→ Exercise task
Transcribe the material exactly. Images do not belong in the copy.

→ Source excerpt
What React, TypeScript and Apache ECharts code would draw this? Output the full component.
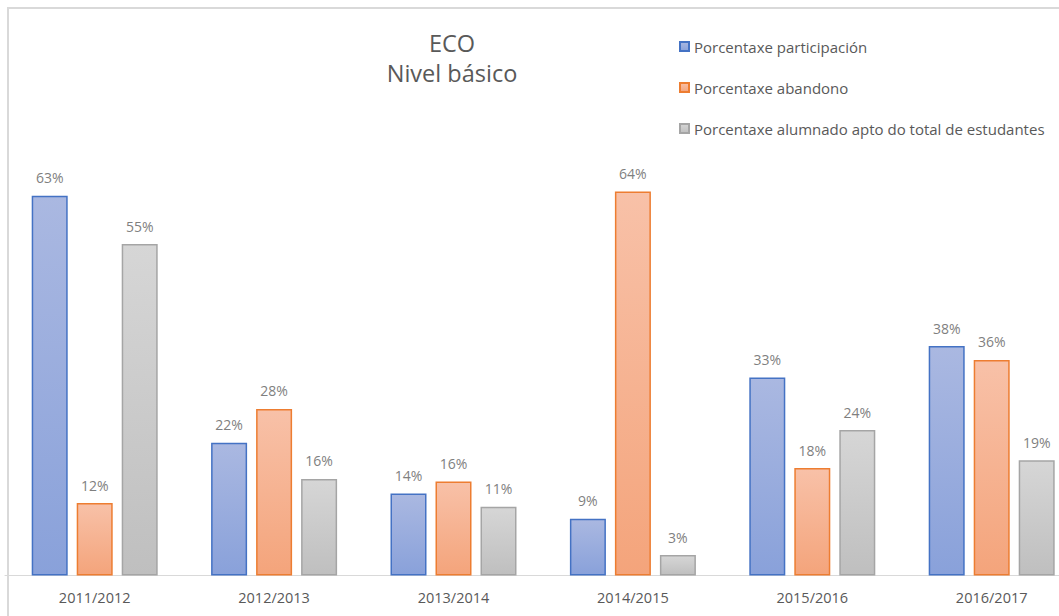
import React, { useEffect, useRef } from "react";
import * as echarts from "echarts";

const categories = ["2011/2012", "2012/2013", "2013/2014", "2014/2015", "2015/2016", "2016/2017"];
const participacion = [62.9, 22.0, 13.6, 9.4, 32.8, 38.0];
const abandono = [12.0, 27.6, 15.6, 63.6, 17.8, 35.7];
const apto = [54.9, 16.0, 11.4, 3.4, 24.1, 19.1];
const seriesNames = [
  "Porcentaxe participación",
  "Porcentaxe abandono",
  "Porcentaxe alumnado apto do total de estudantes",
];
const titleLines = ["ECO", "Nivel básico"];

const FONT = "'Open Sans', 'Noto Sans', sans-serif";
const TEXT = "#595959";

function grad(top: string, bottom: string) {
  return new echarts.graphic.LinearGradient(0, 0, 0, 1, [
    { offset: 0, color: top },
    { offset: 1, color: bottom },
  ]);
}

export default function App() {
  const ref = useRef<HTMLDivElement>(null);
  useEffect(() => {
    if (!ref.current) return;
    const chart = echarts.init(ref.current, undefined, { renderer: "svg" });
    const styles = [
      { fill: grad("#aab8e1", "#89a1da"), border: "#4472c4" },
      { fill: grad("#f8c1a8", "#f4a47b"), border: "#ed7d31" },
      { fill: grad("#d6d6d6", "#bfbfbf"), border: "#a5a5a5" },
    ];
    const data = [participacion, abandono, apto];
    chart.setOption({
      animation: false,
      title: {
        text: titleLines.join("\n"),
        left: 447,
        top: 23,
        textAlign: "center",
        textStyle: {
          fontFamily: FONT,
          fontSize: 23.5,
          fontWeight: "normal",
          color: TEXT,
          lineHeight: 30,
        },
      },
      legend: {
        orient: "vertical",
        left: 674,
        top: 34,
        itemWidth: 9,
        itemHeight: 9,
        itemGap: 26,
        icon: "rect",
        textStyle: {
          fontFamily: FONT,
          fontSize: 15,
          color: TEXT,
          lineHeight: 14,
        },
        data: seriesNames,
      },
      grid: {
        left: 5,
        top: 152.8,
        width: 1076.4,
        height: 422.8,
        outerBoundsMode: "none",
        containLabel: false,
      },
      xAxis: {
        type: "category",
        data: categories,
        axisLine: { lineStyle: { color: "#d9d9d9", width: 1 } },
        axisTick: { show: false },
        axisLabel: {
          fontFamily: FONT,
          fontSize: 14.5,
          color: TEXT,
          margin: 14,
        },
      },
      yAxis: {
        type: "value",
        min: 0,
        max: 70,
        show: false,
        splitLine: { show: false },
      },
      series: seriesNames.map((name, i) => ({
        name,
        type: "bar",
        data: data[i],
        barWidth: 36,
        barGap: "25%",
        itemStyle: {
          color: styles[i].fill,
          borderColor: styles[i].border,
          borderWidth: 1.5,
        },
        label: {
          show: true,
          position: "top",
          distance: 11,
          fontFamily: FONT,
          fontSize: 14,
          color: "#7f7f7f",
          formatter: (p: any) => Math.round(p.value) + "%",
        },
      })),
      graphic: [
        {
          type: "rect",
          shape: { x: 8, y: 8, width: 1200, height: 800 },
          style: { fill: "none", stroke: "#d9d9d9", lineWidth: 2 },
          silent: true,
        },
      ],
    });
    return () => chart.dispose();
  }, []);
  return (
    <div
      ref={ref}
      style={{ position: "fixed", left: 0, top: 0, width: 1059, height: 616, background: "#fff" }}
    />
  );
}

→ Exercise result
What React, TypeScript and Apache ECharts code would draw this? Output the full component.
import React, { useEffect, useRef } from "react";
import * as echarts from "echarts";

const categories = ["2011/2012", "2012/2013", "2013/2014", "2014/2015", "2015/2016", "2016/2017"];
const participacion = [62.9, 22.0, 13.6, 9.4, 32.8, 38.0];
const abandono = [12.0, 27.6, 15.6, 63.6, 17.8, 35.7];
const apto = [54.9, 16.0, 11.4, 3.4, 24.1, 19.1];
const seriesNames = [
  "Porcentaxe participación",
  "Porcentaxe abandono",
  "Porcentaxe alumnado apto do total de estudantes",
];
const titleLines = ["ECO", "Nivel básico"];

const FONT = "'Open Sans', 'Noto Sans', sans-serif";
const TEXT = "#595959";

function grad(top: string, bottom: string) {
  return new echarts.graphic.LinearGradient(0, 0, 0, 1, [
    { offset: 0, color: top },
    { offset: 1, color: bottom },
  ]);
}

export default function App() {
  const ref = useRef<HTMLDivElement>(null);
  useEffect(() => {
    if (!ref.current) return;
    const chart = echarts.init(ref.current, undefined, { renderer: "svg" });
    const styles = [
      { fill: grad("#aab8e1", "#89a1da"), border: "#4472c4" },
      { fill: grad("#f8c1a8", "#f4a47b"), border: "#ed7d31" },
      { fill: grad("#d6d6d6", "#bfbfbf"), border: "#a5a5a5" },
    ];
    const data = [participacion, abandono, apto];
    chart.setOption({
      animation: false,
      title: {
        text: titleLines.join("\n"),
        left: 447,
        top: 23,
        textAlign: "center",
        textStyle: {
          fontFamily: FONT,
          fontSize: 23.5,
          fontWeight: "normal",
          color: TEXT,
          lineHeight: 30,
        },
      },
      legend: {
        orient: "vertical",
        left: 674,
        top: 34,
        itemWidth: 9,
        itemHeight: 9,
        itemGap: 26,
        icon: "rect",
        textStyle: {
          fontFamily: FONT,
          fontSize: 15,
          color: TEXT,
          lineHeight: 14,
        },
        data: seriesNames,
      },
      grid: {
        left: 5,
        top: 152.8,
        width: 1076.4,
        height: 422.8,
        outerBoundsMode: "none",
        containLabel: false,
      },
      xAxis: {
        type: "category",
        data: categories,
        axisLine: { lineStyle: { color: "#d9d9d9", width: 1 } },
        axisTick: { show: false },
        axisLabel: {
          fontFamily: FONT,
          fontSize: 14.5,
          color: TEXT,
          margin: 14,
        },
      },
      yAxis: {
        type: "value",
        min: 0,
        max: 70,
        show: false,
        splitLine: { show: false },
      },
      series: seriesNames.map((name, i) => ({
        name,
        type: "bar",
        data: data[i],
        barWidth: 36,
        barGap: "25%",
        itemStyle: {
          color: styles[i].fill,
          borderColor: styles[i].border,
          borderWidth: 1.5,
        },
        label: {
          show: true,
          position: "top",
          distance: 11,
          fontFamily: FONT,
          fontSize: 14,
          color: "#7f7f7f",
          formatter: (p: any) => Math.round(p.value) + "%",
        },
      })),
      graphic: [
        {
          type: "rect",
          shape: { x: 8, y: 8, width: 1200, height: 800 },
          style: { fill: "none", stroke: "#d9d9d9", lineWidth: 2 },
          silent: true,
        },
      ],
    });
    return () => chart.dispose();
  }, []);
  return (
    <div
      ref={ref}
      style={{ position: "fixed", left: 0, top: 0, width: 1059, height: 616, background: "#fff" }}
    />
  );
}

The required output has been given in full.